Lo stile del primo incontro ufficiale con i cronisti è diverso rispetto a quello di Conte: il timbro di voce è più grave, la cravatta e l’abito più scuri, l’atmosfera più tesa. Ma su una cosa Draghi non si differenzia dal suo predecessore: il ritardo, che per l’ex premier era diventata una cifra.
Se il rinvio delle conferenze stampa di Conte di ora in ora era ormai un’abitudine per chi, a casa, attendeva di comprendere “di che morte morire”, anche Draghi non è stato da meno. Nessuno se lo aspettava dall’ex banchiere centrale dal profilo internazionale osannato dalla stampa per portamento, linguaggio, gusti alimentari, abbigliamento e precisione, e invece si è fatto aspettare proprio come l’avvocato.

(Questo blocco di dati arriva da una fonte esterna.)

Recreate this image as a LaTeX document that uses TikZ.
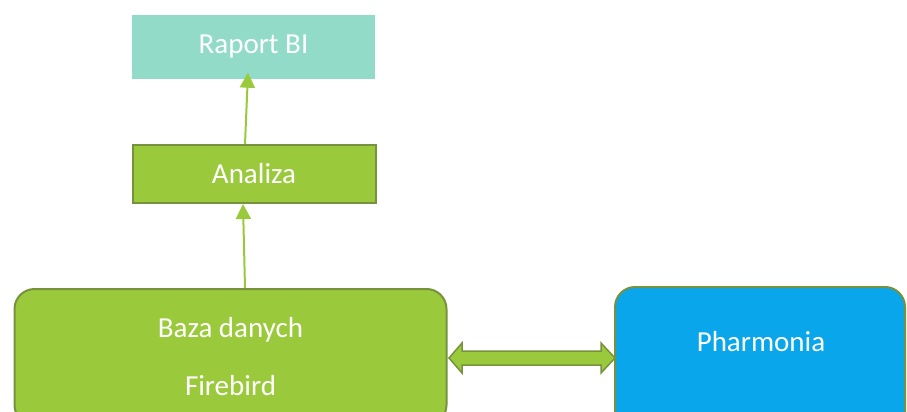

Certo, non è dipeso tutto da lui: il Cdm che ha preceduto l’incontro con la stampa è iniziato tre ore e mezza dopo l’orario previsto a causa dell’acceso scontro tra le forze politiche sulle cartelle esattoriali (tanto che la Lega, a un certo punto, ha minacciato di non partecipare).
Ma nella nuova sala stampa di Palazzo Chigi (con tre sfumature di blu e una linea tricolore, come descrive Luca Telese) i giornalisti in trepidante attesa hanno dovuto attendere fino alle 20. Anzi, fino alle 20 e 02. E qualcuno aspettava ancora le 20 e 20.